====== Provided records ======

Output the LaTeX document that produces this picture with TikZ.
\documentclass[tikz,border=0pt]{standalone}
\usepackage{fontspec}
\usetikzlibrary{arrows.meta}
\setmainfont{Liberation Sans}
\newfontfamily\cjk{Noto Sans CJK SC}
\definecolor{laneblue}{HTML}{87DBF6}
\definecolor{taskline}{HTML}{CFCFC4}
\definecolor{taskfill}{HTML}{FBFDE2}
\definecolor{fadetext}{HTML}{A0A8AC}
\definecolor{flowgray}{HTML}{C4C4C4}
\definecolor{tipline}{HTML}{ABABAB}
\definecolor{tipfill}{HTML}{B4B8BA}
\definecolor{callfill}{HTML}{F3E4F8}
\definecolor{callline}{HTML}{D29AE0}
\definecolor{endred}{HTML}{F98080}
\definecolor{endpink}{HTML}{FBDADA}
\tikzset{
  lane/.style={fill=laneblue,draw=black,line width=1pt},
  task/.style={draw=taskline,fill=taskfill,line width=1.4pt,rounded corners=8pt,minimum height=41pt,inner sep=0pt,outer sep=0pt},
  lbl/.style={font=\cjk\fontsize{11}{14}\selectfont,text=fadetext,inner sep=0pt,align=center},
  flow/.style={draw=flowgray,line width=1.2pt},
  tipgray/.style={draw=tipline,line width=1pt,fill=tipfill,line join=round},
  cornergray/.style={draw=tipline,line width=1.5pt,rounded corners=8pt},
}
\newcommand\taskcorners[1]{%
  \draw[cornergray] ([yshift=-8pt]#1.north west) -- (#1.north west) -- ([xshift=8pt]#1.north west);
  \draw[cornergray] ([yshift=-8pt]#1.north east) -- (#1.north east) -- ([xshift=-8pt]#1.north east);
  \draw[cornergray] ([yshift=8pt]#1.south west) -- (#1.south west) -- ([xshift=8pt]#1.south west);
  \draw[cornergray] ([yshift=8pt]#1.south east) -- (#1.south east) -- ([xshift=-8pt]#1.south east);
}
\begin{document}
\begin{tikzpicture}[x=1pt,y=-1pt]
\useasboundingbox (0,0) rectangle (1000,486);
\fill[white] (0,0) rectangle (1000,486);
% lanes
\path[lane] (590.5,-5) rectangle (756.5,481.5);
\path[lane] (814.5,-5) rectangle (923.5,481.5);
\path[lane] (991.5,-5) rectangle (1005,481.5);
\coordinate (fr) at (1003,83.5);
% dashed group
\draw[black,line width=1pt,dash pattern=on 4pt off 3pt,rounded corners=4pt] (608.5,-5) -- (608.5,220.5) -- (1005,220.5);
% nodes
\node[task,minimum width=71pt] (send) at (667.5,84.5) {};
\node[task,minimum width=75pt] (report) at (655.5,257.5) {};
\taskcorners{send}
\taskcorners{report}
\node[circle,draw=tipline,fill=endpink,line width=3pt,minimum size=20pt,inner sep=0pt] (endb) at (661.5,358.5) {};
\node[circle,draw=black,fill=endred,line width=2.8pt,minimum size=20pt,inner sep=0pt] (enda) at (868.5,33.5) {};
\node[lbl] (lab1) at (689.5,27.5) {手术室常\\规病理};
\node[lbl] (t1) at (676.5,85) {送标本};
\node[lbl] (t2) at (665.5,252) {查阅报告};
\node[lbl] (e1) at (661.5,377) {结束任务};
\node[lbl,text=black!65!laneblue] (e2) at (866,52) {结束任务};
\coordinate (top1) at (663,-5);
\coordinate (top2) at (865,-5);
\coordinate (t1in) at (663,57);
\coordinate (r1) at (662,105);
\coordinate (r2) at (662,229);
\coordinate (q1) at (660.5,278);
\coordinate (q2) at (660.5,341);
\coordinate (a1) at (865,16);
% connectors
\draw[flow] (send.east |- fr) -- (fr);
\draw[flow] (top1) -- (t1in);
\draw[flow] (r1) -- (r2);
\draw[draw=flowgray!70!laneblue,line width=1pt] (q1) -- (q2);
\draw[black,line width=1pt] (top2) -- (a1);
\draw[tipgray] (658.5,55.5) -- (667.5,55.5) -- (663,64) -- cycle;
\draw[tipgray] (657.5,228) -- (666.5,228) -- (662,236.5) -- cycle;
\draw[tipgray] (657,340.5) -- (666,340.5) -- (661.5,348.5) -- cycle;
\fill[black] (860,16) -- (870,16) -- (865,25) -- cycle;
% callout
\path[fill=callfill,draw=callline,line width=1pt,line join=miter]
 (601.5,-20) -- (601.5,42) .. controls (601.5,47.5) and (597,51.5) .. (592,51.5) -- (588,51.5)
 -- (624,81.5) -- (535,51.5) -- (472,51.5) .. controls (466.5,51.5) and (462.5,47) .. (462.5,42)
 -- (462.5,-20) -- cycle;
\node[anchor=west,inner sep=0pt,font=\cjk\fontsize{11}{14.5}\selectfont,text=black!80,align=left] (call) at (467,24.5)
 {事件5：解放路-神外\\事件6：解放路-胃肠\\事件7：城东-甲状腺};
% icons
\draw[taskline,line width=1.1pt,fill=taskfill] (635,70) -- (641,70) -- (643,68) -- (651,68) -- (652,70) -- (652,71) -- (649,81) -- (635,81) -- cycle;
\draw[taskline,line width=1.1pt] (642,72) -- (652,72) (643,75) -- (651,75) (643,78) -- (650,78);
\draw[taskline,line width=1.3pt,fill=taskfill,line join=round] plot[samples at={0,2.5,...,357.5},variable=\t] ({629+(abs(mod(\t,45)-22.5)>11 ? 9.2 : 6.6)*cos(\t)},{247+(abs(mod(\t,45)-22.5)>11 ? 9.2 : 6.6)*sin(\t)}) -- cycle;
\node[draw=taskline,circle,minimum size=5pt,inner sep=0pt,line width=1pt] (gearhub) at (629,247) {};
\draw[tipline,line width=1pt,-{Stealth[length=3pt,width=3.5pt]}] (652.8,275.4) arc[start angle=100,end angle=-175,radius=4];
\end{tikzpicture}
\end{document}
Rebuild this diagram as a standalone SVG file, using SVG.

======

# Your instructions
Output all of the data again. Match it exactly.

# Solution to this task
Output the LaTeX document that produces this picture with TikZ.
\documentclass[tikz,border=0pt]{standalone}
\usepackage{fontspec}
\usetikzlibrary{arrows.meta}
\setmainfont{Liberation Sans}
\newfontfamily\cjk{Noto Sans CJK SC}
\definecolor{laneblue}{HTML}{87DBF6}
\definecolor{taskline}{HTML}{CFCFC4}
\definecolor{taskfill}{HTML}{FBFDE2}
\definecolor{fadetext}{HTML}{A0A8AC}
\definecolor{flowgray}{HTML}{C4C4C4}
\definecolor{tipline}{HTML}{ABABAB}
\definecolor{tipfill}{HTML}{B4B8BA}
\definecolor{callfill}{HTML}{F3E4F8}
\definecolor{callline}{HTML}{D29AE0}
\definecolor{endred}{HTML}{F98080}
\definecolor{endpink}{HTML}{FBDADA}
\tikzset{
  lane/.style={fill=laneblue,draw=black,line width=1pt},
  task/.style={draw=taskline,fill=taskfill,line width=1.4pt,rounded corners=8pt,minimum height=41pt,inner sep=0pt,outer sep=0pt},
  lbl/.style={font=\cjk\fontsize{11}{14}\selectfont,text=fadetext,inner sep=0pt,align=center},
  flow/.style={draw=flowgray,line width=1.2pt},
  tipgray/.style={draw=tipline,line width=1pt,fill=tipfill,line join=round},
  cornergray/.style={draw=tipline,line width=1.5pt,rounded corners=8pt},
}
\newcommand\taskcorners[1]{%
  \draw[cornergray] ([yshift=-8pt]#1.north west) -- (#1.north west) -- ([xshift=8pt]#1.north west);
  \draw[cornergray] ([yshift=-8pt]#1.north east) -- (#1.north east) -- ([xshift=-8pt]#1.north east);
  \draw[cornergray] ([yshift=8pt]#1.south west) -- (#1.south west) -- ([xshift=8pt]#1.south west);
  \draw[cornergray] ([yshift=8pt]#1.south east) -- (#1.south east) -- ([xshift=-8pt]#1.south east);
}
\begin{document}
\begin{tikzpicture}[x=1pt,y=-1pt]
\useasboundingbox (0,0) rectangle (1000,486);
\fill[white] (0,0) rectangle (1000,486);
% lanes
\path[lane] (590.5,-5) rectangle (756.5,481.5);
\path[lane] (814.5,-5) rectangle (923.5,481.5);
\path[lane] (991.5,-5) rectangle (1005,481.5);
\coordinate (fr) at (1003,83.5);
% dashed group
\draw[black,line width=1pt,dash pattern=on 4pt off 3pt,rounded corners=4pt] (608.5,-5) -- (608.5,220.5) -- (1005,220.5);
% nodes
\node[task,minimum width=71pt] (send) at (667.5,84.5) {};
\node[task,minimum width=75pt] (report) at (655.5,257.5) {};
\taskcorners{send}
\taskcorners{report}
\node[circle,draw=tipline,fill=endpink,line width=3pt,minimum size=20pt,inner sep=0pt] (endb) at (661.5,358.5) {};
\node[circle,draw=black,fill=endred,line width=2.8pt,minimum size=20pt,inner sep=0pt] (enda) at (868.5,33.5) {};
\node[lbl] (lab1) at (689.5,27.5) {手术室常\\规病理};
\node[lbl] (t1) at (676.5,85) {送标本};
\node[lbl] (t2) at (665.5,252) {查阅报告};
\node[lbl] (e1) at (661.5,377) {结束任务};
\node[lbl,text=black!65!laneblue] (e2) at (866,52) {结束任务};
\coordinate (top1) at (663,-5);
\coordinate (top2) at (865,-5);
\coordinate (t1in) at (663,57);
\coordinate (r1) at (662,105);
\coordinate (r2) at (662,229);
\coordinate (q1) at (660.5,278);
\coordinate (q2) at (660.5,341);
\coordinate (a1) at (865,16);
% connectors
\draw[flow] (send.east |- fr) -- (fr);
\draw[flow] (top1) -- (t1in);
\draw[flow] (r1) -- (r2);
\draw[draw=flowgray!70!laneblue,line width=1pt] (q1) -- (q2);
\draw[black,line width=1pt] (top2) -- (a1);
\draw[tipgray] (658.5,55.5) -- (667.5,55.5) -- (663,64) -- cycle;
\draw[tipgray] (657.5,228) -- (666.5,228) -- (662,236.5) -- cycle;
\draw[tipgray] (657,340.5) -- (666,340.5) -- (661.5,348.5) -- cycle;
\fill[black] (860,16) -- (870,16) -- (865,25) -- cycle;
% callout
\path[fill=callfill,draw=callline,line width=1pt,line join=miter]
 (601.5,-20) -- (601.5,42) .. controls (601.5,47.5) and (597,51.5) .. (592,51.5) -- (588,51.5)
 -- (624,81.5) -- (535,51.5) -- (472,51.5) .. controls (466.5,51.5) and (462.5,47) .. (462.5,42)
 -- (462.5,-20) -- cycle;
\node[anchor=west,inner sep=0pt,font=\cjk\fontsize{11}{14.5}\selectfont,text=black!80,align=left] (call) at (467,24.5)
 {事件5：解放路-神外\\事件6：解放路-胃肠\\事件7：城东-甲状腺};
% icons
\draw[taskline,line width=1.1pt,fill=taskfill] (635,70) -- (641,70) -- (643,68) -- (651,68) -- (652,70) -- (652,71) -- (649,81) -- (635,81) -- cycle;
\draw[taskline,line width=1.1pt] (642,72) -- (652,72) (643,75) -- (651,75) (643,78) -- (650,78);
\draw[taskline,line width=1.3pt,fill=taskfill,line join=round] plot[samples at={0,2.5,...,357.5},variable=\t] ({629+(abs(mod(\t,45)-22.5)>11 ? 9.2 : 6.6)*cos(\t)},{247+(abs(mod(\t,45)-22.5)>11 ? 9.2 : 6.6)*sin(\t)}) -- cycle;
\node[draw=taskline,circle,minimum size=5pt,inner sep=0pt,line width=1pt] (gearhub) at (629,247) {};
\draw[tipline,line width=1pt,-{Stealth[length=3pt,width=3.5pt]}] (652.8,275.4) arc[start angle=100,end angle=-175,radius=4];
\end{tikzpicture}
\end{document}
Rebuild this diagram as a standalone SVG file, using SVG.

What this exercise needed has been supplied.